Rainbow colored gowns at a Lauren show? We haven’t seen that often or the deep blue of the sea as runway and on the opening looks? Lauren showed his deft hand at injecting life and color here.

Tailoring?

Lauren is the man who probably spends more time than any other designer on millimeters. Is the lapel wide enough or maybe not skinny enough? He worries about that and it shows as all his models are fit to the millimeter and nothing else. Hence, unforgiving body types do not make it through his exacting casting process, which would be refreshing. Still, his super fitted jackets on women and men impress. Using a nautical theme for this sea inspired collection proved to be the right choice.

Full of Life: Ralph Lauren sends a tube gown down the runway with vertical rainbow stripes in Jamaican manner – a color explosion at its finest.

Marine suits for women – simple but chic. Eye-catching accessories like nautical themed ties and pocket handkerchiefs complete the looks.

What Lauren is really trying to do?

Getting straight to the consumer is what Lauren concluded will help him to remedy his doldrums turnover situation.

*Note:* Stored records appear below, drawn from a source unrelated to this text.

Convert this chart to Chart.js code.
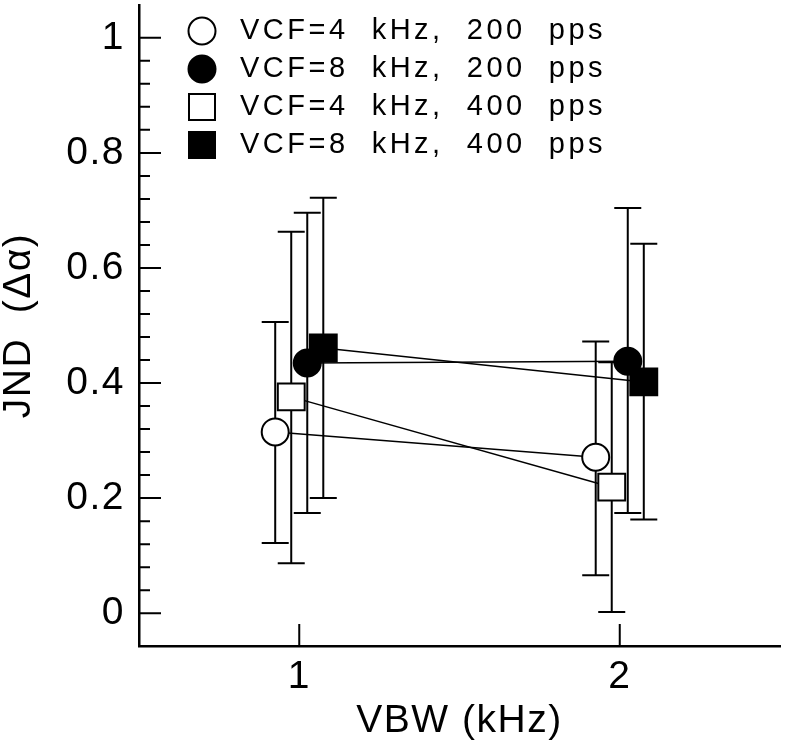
<!DOCTYPE html>
<html>
<head>
<meta charset="utf-8">
<script src="https://cdn.jsdelivr.net/npm/chart.js@4.4.1/dist/chart.umd.min.js"></script>
<style>
  html, body { margin: 0; padding: 0; background: #fff; }
  #wrap { width: 785px; height: 750px; }
</style>
</head>
<body>
<div id="wrap"><canvas id="chart" width="785" height="750"></canvas></div>
<script>
// VBW categories (x) and the small left/right shift of each series
const vbw = [1, 2];
const dodge = [-0.075, 0.025, -0.025, 0.075];

// tick labels
const xTicks = [1, 2];
const yTicks = [0, 0.2, 0.4, 0.6, 0.8, 1];
const yMinorStep = 0.04;

// series: JND mean, lower and upper end of the error bar
const labels = ['VCF=4  kHz,  200  pps', 'VCF=8  kHz,  200  pps', 'VCF=4  kHz,  400  pps', 'VCF=8  kHz,  400  pps'];
const jnd4k200 = [0.315, 0.271];
const low4k200 = [0.122, 0.066];
const high4k200 = [0.506, 0.472];
const jnd8k200 = [0.435, 0.438];
const low8k200 = [0.174, 0.174];
const high8k200 = [0.696, 0.704];
const jnd4k400 = [0.376, 0.219];
const low4k400 = [0.087, 0.002];
const high4k400 = [0.663, 0.436];
const jnd8k400 = [0.461, 0.402];
const low8k400 = [0.200, 0.163];
const high8k400 = [0.722, 0.642];

const FONT = 'Liberation Sans, Arial, sans-serif';

function makeSet(i, means, lows, highs, style, filled){
  return {
    label: labels[i],
    data: vbw.map((v, k) => ({ x: v + dodge[i], y: means[k] })),
    errLow: lows, errHigh: highs,
    showLine: true,
    borderColor: '#000', borderWidth: 1.5,
    pointStyle: style,
    pointRadius: style === 'rect' ? 19 : 13.5,
    pointBorderWidth: 2,
    pointBorderColor: '#000',
    pointBackgroundColor: filled ? '#000' : '#fff'
  };
}

const datasets = [
  makeSet(0, jnd4k200, low4k200, high4k200, 'circle', false),
  makeSet(1, jnd8k200, low8k200, high8k200, 'circle', true),
  makeSet(2, jnd4k400, low4k400, high4k400, 'rect', false),
  makeSet(3, jnd8k400, low8k400, high8k400, 'rect', true)
];

// spacing of the plot's lettering
const spacing = {
  id: 'spacing',
  beforeDraw(chart){ chart.ctx.letterSpacing = '1.5px'; }
};

// error bars, under the markers
const errorBars = {
  id: 'errorBars',
  beforeDatasetsDraw(chart){
    const { ctx, scales: { x, y } } = chart;
    ctx.save();
    ctx.strokeStyle = '#000'; ctx.lineWidth = 2;
    chart.data.datasets.forEach(ds => {
      ds.data.forEach((p, k) => {
        const px = x.getPixelForValue(p.x);
        const yl = y.getPixelForValue(ds.errLow[k]);
        const yh = y.getPixelForValue(ds.errHigh[k]);
        ctx.beginPath();
        ctx.moveTo(px, yl); ctx.lineTo(px, yh);
        ctx.moveTo(px - 13.5, yl); ctx.lineTo(px + 13.5, yl);
        ctx.moveTo(px - 13.5, yh); ctx.lineTo(px + 13.5, yh);
        ctx.stroke();
      });
    });
    ctx.restore();
  }
};

// inward tick marks
const inwardTicks = {
  id: 'inwardTicks',
  afterDraw(chart){
    const { ctx, chartArea, scales: { x, y } } = chart;
    ctx.save();
    ctx.strokeStyle = '#000'; ctx.lineWidth = 2;
    ctx.beginPath();
    const last = yTicks[yTicks.length - 1];
    for (let k = 0; k * yMinorStep <= last + 1e-9; k++){
      const v = k * yMinorStep;
      const major = yTicks.some(t => Math.abs(t - v) < 1e-9);
      const py = y.getPixelForValue(v);
      ctx.moveTo(chartArea.left, py);
      ctx.lineTo(chartArea.left + (major ? 22 : 11), py);
    }
    xTicks.forEach(v => {
      const px = x.getPixelForValue(v);
      ctx.moveTo(px, chartArea.bottom);
      ctx.lineTo(px, chartArea.bottom - 22);
    });
    ctx.stroke();
    ctx.restore();
  }
};

// legend in the top left corner of the plot
const cornerLegend = {
  id: 'cornerLegend',
  afterDraw(chart){
    const ctx = chart.ctx;
    ctx.save();
    ctx.font = '29px ' + FONT;
    ctx.letterSpacing = '3.5px';
    ctx.textBaseline = 'middle';
    ctx.textAlign = 'left';
    ctx.lineWidth = 2;
    chart.data.datasets.forEach((ds, i) => {
      const cy = 31 + i * 38, cx = 202;
      ctx.fillStyle = ds.pointBackgroundColor;
      ctx.strokeStyle = '#000';
      ctx.beginPath();
      if (ds.pointStyle === 'circle') ctx.arc(cx, cy, 13.5, 0, Math.PI * 2);
      else ctx.rect(cx - 13, cy - 13, 26, 26);
      ctx.fill(); ctx.stroke();
      ctx.fillStyle = '#000';
      ctx.fillText(ds.label, 240, cy);
    });
    ctx.restore();
  }
};

new Chart(document.getElementById('chart'), {
  type: 'scatter',
  data: { datasets },
  options: {
    responsive: false,
    animation: false,
    events: [],
    layout: { autoPadding: false, padding: { top: 5, right: 5, left: 0, bottom: 0 } },
    plugins: { legend: { display: false }, tooltip: { enabled: false } },
    scales: {
      x: {
        type: 'linear', min: 0.5, max: 2.5,
        afterBuildTicks: s => { s.ticks = xTicks.map(v => ({ value: v })); },
        afterFit: s => { s.height = 104; s.paddingLeft = 0; s.paddingRight = 0; },
        grid: { display: false },
        border: { display: true, color: '#000', width: 2.5 },
        ticks: { color: '#000', font: { family: FONT, size: 39 }, padding: 0, maxRotation: 0, callback: v => String(v) },
        title: { display: true, text: 'VBW (kHz)', color: '#000', font: { family: FONT, size: 39, lineHeight: 1 }, padding: { top: 0, bottom: 9.5 } }
      },
      y: {
        type: 'linear', min: -0.057, max: 1.057,
        afterBuildTicks: s => { s.ticks = yTicks.map(v => ({ value: v })); },
        afterFit: s => { s.width = 139; s.paddingTop = 0; s.paddingBottom = 0; },
        grid: { display: false },
        border: { display: true, color: '#000', width: 2.5 },
        ticks: { color: '#000', font: { family: FONT, size: 39 }, padding: 6, callback: v => String(v) },
        title: { display: true, text: 'JND  (Δα)', color: '#000', font: { family: FONT, size: 39, lineHeight: 1 }, padding: { top: 0, bottom: 0 } }
      }
    }
  },
  plugins: [spacing, errorBars, inwardTicks, cornerLegend]
});
</script>
</body>
</html>
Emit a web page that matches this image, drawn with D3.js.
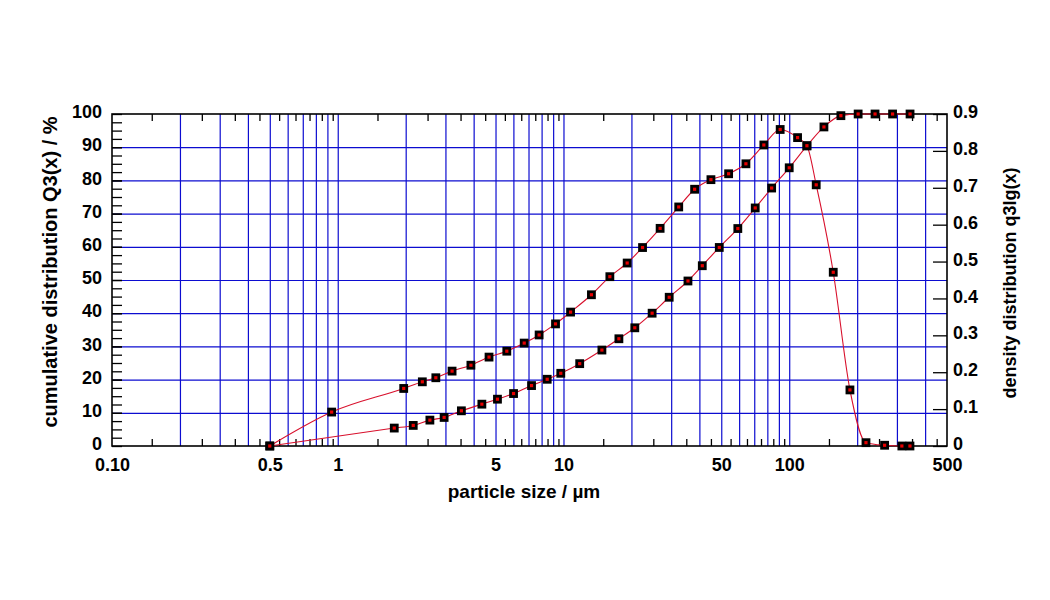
<!DOCTYPE html>
<html>
<head>
<meta charset="utf-8">
<script src="https://cdn.jsdelivr.net/npm/d3@7"></script>
<style>
  body { margin: 0; background: #fff; }
  text { font-family: Arial, "Liberation Sans", sans-serif; font-weight: bold; fill: #000; }
</style>
</head>
<body>
<div class="chart"></div>
<script>
// cumulative distribution Q3(x), left axis (%)
var sizeQ3 = [0.5, 1.78, 2.16, 2.56, 2.96, 3.53, 4.35, 5.1, 6.01, 7.22, 8.47, 9.73, 11.8, 14.8, 17.6, 20.7, 24.7, 29.4, 35.6, 41.2, 49.0, 59.2, 70.7, 83.6, 100, 119.8, 142.5, 169.4, 202, 240, 287, 343];
var valQ3 = [0, 5.4, 6.2, 7.8, 8.6, 10.6, 12.6, 14.1, 15.8, 18.2, 20.1, 21.9, 24.8, 28.9, 32.3, 35.6, 40.0, 44.8, 49.7, 54.3, 59.8, 65.5, 71.7, 77.7, 83.8, 90.4, 96.1, 99.5, 100, 100, 100, 100];

// density distribution q3lg(x), right axis
var sizeq3 = [0.5, 0.94, 1.96, 2.37, 2.72, 3.21, 3.89, 4.68, 5.61, 6.70, 7.80, 9.22, 10.75, 13.3, 16.05, 19.15, 22.4, 26.8, 32.4, 38.1, 45.0, 53.9, 64.3, 77.2, 91.2, 108.9, 119.8, 131.7, 156.7, 185.8, 218.8, 264.6, 315.5, 342.7];
var valq3 = [0, 0.092, 0.156, 0.174, 0.185, 0.203, 0.219, 0.241, 0.257, 0.279, 0.301, 0.331, 0.363, 0.410, 0.459, 0.496, 0.538, 0.590, 0.648, 0.696, 0.722, 0.738, 0.765, 0.816, 0.858, 0.836, 0.814, 0.708, 0.471, 0.152, 0.009, 0.002, 0, 0];

// tick labels
var xTicks = [0.1, 0.5, 1, 5, 10, 50, 100, 500];
var xTickLabels = ["0.10", "0.5", "1", "5", "10", "50", "100", "500"];
var yLeftTicks = [0, 10, 20, 30, 40, 50, 60, 70, 80, 90, 100];
var yRightTicks = [0, 0.1, 0.2, 0.3, 0.4, 0.5, 0.6, 0.7, 0.8, 0.9];
var yRightLabels = ["0", "0.1", "0.2", "0.3", "0.4", "0.5", "0.6", "0.7", "0.8", "0.9"];

//Chart parameters
var svgWidth = 1050;
var svgHeight = 600;
var margin = { top: 114, right: 103, bottom: 154, left: 112 };
var width = svgWidth - margin.left - margin.right;
var height = svgHeight - margin.top - margin.bottom;

var svg = d3.select(".chart").append("svg")
  .attr("width", svgWidth)
  .attr("height", svgHeight);

var chartGroup = svg.append("g")
  .attr("transform", `translate(${margin.left}, ${margin.top})`);

// scales
var x = d3.scaleLog().domain([0.1, 500]).range([0, width]);
var yL = d3.scaleLinear().domain([0, 100]).range([height, 0]);
var yR = d3.scaleLinear().domain([0, 0.9]).range([height, 0]);

// grid positions: 2..9 of every decade, half steps for small ticks
var gridX = [], halfX = [];
[0.1, 1, 10, 100].forEach(function(dec) {
  for (var k = 1; k <= 9; k++) {
    if (k > 1 && dec * k < 500) gridX.push(dec * k);
    if (dec * (k + 0.5) < 500) halfX.push(dec * (k + 0.5));
  }
});
gridX.push(1, 10, 100);

var blue = "#0c0cd0";

// vertical grid
chartGroup.append("g")
  .attr("transform", `translate(0, ${height})`)
  .call(d3.axisBottom(x).tickValues(gridX).tickSize(-height).tickFormat(""))
  .call(g => g.select(".domain").remove())
  .selectAll("line").attr("stroke", blue).attr("stroke-width", 1.2);

// horizontal grid
chartGroup.append("g")
  .call(d3.axisLeft(yL).tickValues(d3.range(10, 100, 10)).tickSize(-width).tickFormat(""))
  .call(g => g.select(".domain").remove())
  .selectAll("line").attr("stroke", blue).attr("stroke-width", 1.2);

// small ticks on top and bottom
chartGroup.append("g")
  .attr("transform", `translate(0, ${height})`)
  .call(d3.axisBottom(x).tickValues(halfX).tickSize(-7).tickFormat(""))
  .call(g => g.select(".domain").remove());
chartGroup.append("g")
  .call(d3.axisTop(x).tickValues(halfX).tickSize(-7).tickFormat(""))
  .call(g => g.select(".domain").remove());

// left minor ticks
chartGroup.append("g")
  .call(d3.axisLeft(yL).tickValues(d3.range(2.5, 100, 2.5)).tickSize(-10).tickFormat(""))
  .call(g => g.select(".domain").remove());

// bottom axis labels
var xAxis = chartGroup.append("g")
  .attr("transform", `translate(0, ${height})`)
  .call(d3.axisBottom(x).tickValues(xTicks).tickSize(0).tickPadding(12)
    .tickFormat((d, i) => xTickLabels[i]));
xAxis.select(".domain").remove();
xAxis.selectAll("text").attr("font-size", 18);

// left axis
var leftAxis = chartGroup.append("g")
  .call(d3.axisLeft(yL).tickValues(yLeftTicks).tickSize(-10).tickPadding(10));
leftAxis.select(".domain").remove();
leftAxis.selectAll("text").attr("font-size", 18).attr("dy", "0.2em");

// right axis
var rightAxis = chartGroup.append("g")
  .attr("transform", `translate(${width}, 0)`)
  .call(d3.axisRight(yR).tickValues(yRightTicks).tickSize(-14).tickPadding(6)
    .tickFormat((d, i) => yRightLabels[i]));
rightAxis.select(".domain").remove();
rightAxis.selectAll("text").attr("font-size", 18).attr("dy", "0.2em");

chartGroup.selectAll(".tick line").filter(function() {
  return d3.select(this).attr("stroke") !== blue;
}).attr("stroke", "#000").attr("stroke-width", 1.3);

// frame
chartGroup.append("rect")
  .attr("width", width).attr("height", height)
  .attr("fill", "none").attr("stroke", "#000").attr("stroke-width", 1.6);

// curves
var lineQ3 = d3.line().curve(d3.curveMonotoneX)
  .x((d, i) => x(sizeQ3[i])).y(d => yL(d));
var lineq3 = d3.line().curve(d3.curveMonotoneX)
  .x((d, i) => x(sizeq3[i])).y(d => yR(d));

chartGroup.append("path").datum(valQ3)
  .attr("d", lineQ3).attr("fill", "none").attr("stroke", "#d8102c").attr("stroke-width", 1.1);
chartGroup.append("path").datum(valq3)
  .attr("d", lineq3).attr("fill", "none").attr("stroke", "#d8102c").attr("stroke-width", 1.1);

// markers
function markers(sizes, vals, scale) {
  chartGroup.selectAll(null).data(vals).enter().append("rect")
    .attr("x", (d, i) => x(sizes[i]) - 3)
    .attr("y", d => scale(d) - 3)
    .attr("width", 6).attr("height", 6)
    .attr("fill", "#e60000").attr("stroke", "#000").attr("stroke-width", 2.8);
}
markers(sizeQ3, valQ3, yL);
markers(sizeq3, valq3, yR);

// axis titles
svg.append("text")
  .attr("x", 524).attr("y", 498)
  .attr("text-anchor", "middle").attr("font-size", 19)
  .text("particle size / µm");

svg.append("text")
  .attr("transform", "translate(57, 272) rotate(-90)")
  .attr("text-anchor", "middle").attr("font-size", 20)
  .text("cumulative distribution Q3(x) / %");

svg.append("text")
  .attr("transform", "translate(1016, 283) rotate(-90)")
  .attr("text-anchor", "middle").attr("font-size", 18)
  .text("density distribution q3lg(x)");
</script>
</body>
</html>
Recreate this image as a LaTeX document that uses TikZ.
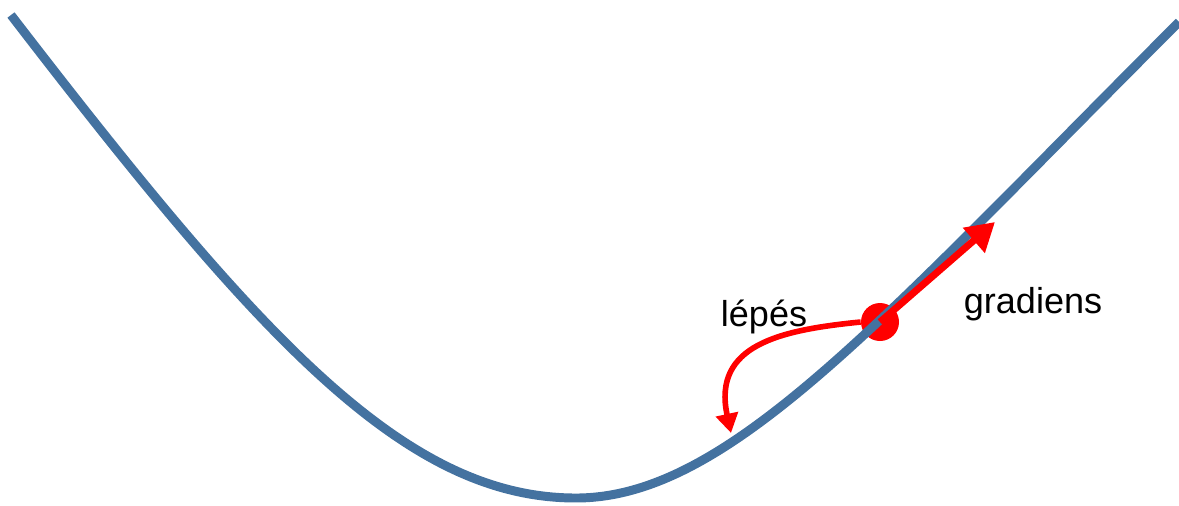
\documentclass[tikz,border=0pt]{standalone}
\usepackage{fontspec}
\setmainfont{Liberation Sans}
\usetikzlibrary{arrows.meta}
\definecolor{curveblue}{RGB}{68,114,160}
\definecolor{arrred}{RGB}{255,0,0}
\begin{document}
\begin{tikzpicture}[x=0.02cm,y=-0.02cm,
  curve/.style={draw=curveblue,line width=5.1pt},
  redarrow/.style={draw=arrred,line width=4pt,-{Triangle[length=16pt,width=18pt]}},
  steparrow/.style={draw=arrred,line width=3.2pt,-{Triangle[length=11pt,width=12.5pt]}},
  lbl/.style={font=\fontsize{20.5pt}{24pt}\selectfont,anchor=base,inner sep=0pt}]
\useasboundingbox (0,0) rectangle (1179,505);
\node[circle,fill=arrred,minimum size=38*0.02cm,inner sep=0pt] (dot) at (880,322) {};
\coordinate (cstart) at (11,15);
\coordinate (cmin) at (576,498);
\coordinate (cend) at (1179,22);
\draw[curve] (cstart) .. controls (261,340) and (405,498) .. (cmin)
  .. controls (728,498) and (879,322) .. (cend);
\coordinate (gtip) at (995,222);
\coordinate (stip) at (731,433);
\draw[redarrow] (dot.center) -- (gtip);
\draw[steparrow] (dot.west) .. controls (780,330) and (712,345) .. (stip);
\node[lbl] (lepes) at (764,326) {lépés};
\node[lbl] (grad) at (1033,313) {gradiens};
\end{tikzpicture}
\end{document}
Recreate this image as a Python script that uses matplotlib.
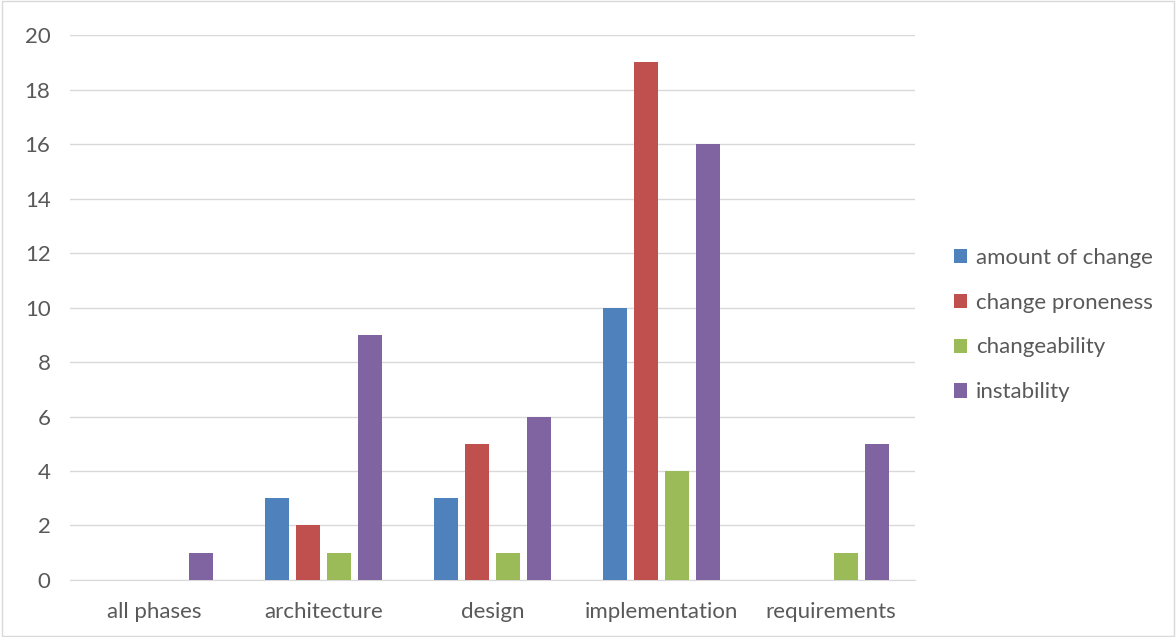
import matplotlib
matplotlib.use("Agg")
import matplotlib.pyplot as plt
import numpy as np
from matplotlib.patches import Rectangle

categories = ["all phases", "architecture", "design", "implementation", "requirements"]
series_names = ["amount of change", "change proneness", "changeability", "instability"]
amount_of_change = [0, 3, 3, 10, 0]
change_proneness = [0, 2, 5, 19, 0]
changeability = [0, 1, 1, 4, 1]
instability = [1, 9, 6, 16, 5]
colors = ["#4F81BD", "#C0504D", "#9BBB59", "#8064A2"]
yticks = [0, 2, 4, 6, 8, 10, 12, 14, 16, 18, 20]

plt.rcParams['font.family'] = ['Lato', 'DejaVu Sans']

fig = plt.figure(figsize=(11.76, 6.37), dpi=100)
fig.patches.append(Rectangle((0.002, 0.002), 0.996, 0.996, transform=fig.transFigure,
                             fill=False, edgecolor="#D9D9D9", linewidth=1))
ax = fig.add_axes([0.0595, 0.0895, 0.7185, 0.8555])

x = np.arange(len(categories))
width = 0.142
step = 0.183
data = [amount_of_change, change_proneness, changeability, instability]
for i, (name, vals, c) in enumerate(zip(series_names, data, colors)):
    ax.bar(x + (i - 1.5) * step, vals, width, color=c, label=name, zorder=3)

ax.set_xlim(-0.5, len(categories) - 0.5)
ax.set_ylim(0, 20)
ax.set_yticks(yticks)
ax.set_xticks(x)
ax.set_xticklabels(categories)
ax.grid(axis='y', color="#D9D9D9", linewidth=1, zorder=0)
for s in ["top", "right", "left"]:
    ax.spines[s].set_visible(False)
ax.spines["bottom"].set_color("#D9D9D9")
ax.tick_params(axis='both', length=0, colors="#595959", labelsize=16)
ax.tick_params(axis='x', pad=16)
ax.tick_params(axis='y', pad=14)

leg = ax.legend(loc='center left', bbox_to_anchor=(1.022, 0.468), frameon=False,
                fontsize=16, handlelength=0.6, handleheight=0.6, handletextpad=0.4,
                labelspacing=1.12, labelcolor="#595959")
fig.savefig("out.png", dpi=100)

Hence, he hired Jonathan Bottomley from Vice Media who knows a thing or two about surfing digital waves as chief marketing officer. “To bring Ralph’s authentic vision right to the consumer is what we are working very hard on now,” explained the new man in the executive suite clad in a Purple label, well fitting suit to Achtung Digital backstage.

The secret for success?

The show felt credible with its opulent Jamaican set and brought a fresh island breeze to the overall mood.

Welcome to Ralph Lauren’s Jamaica – the set reminds us of a chilled Autumn night in the Caribbean.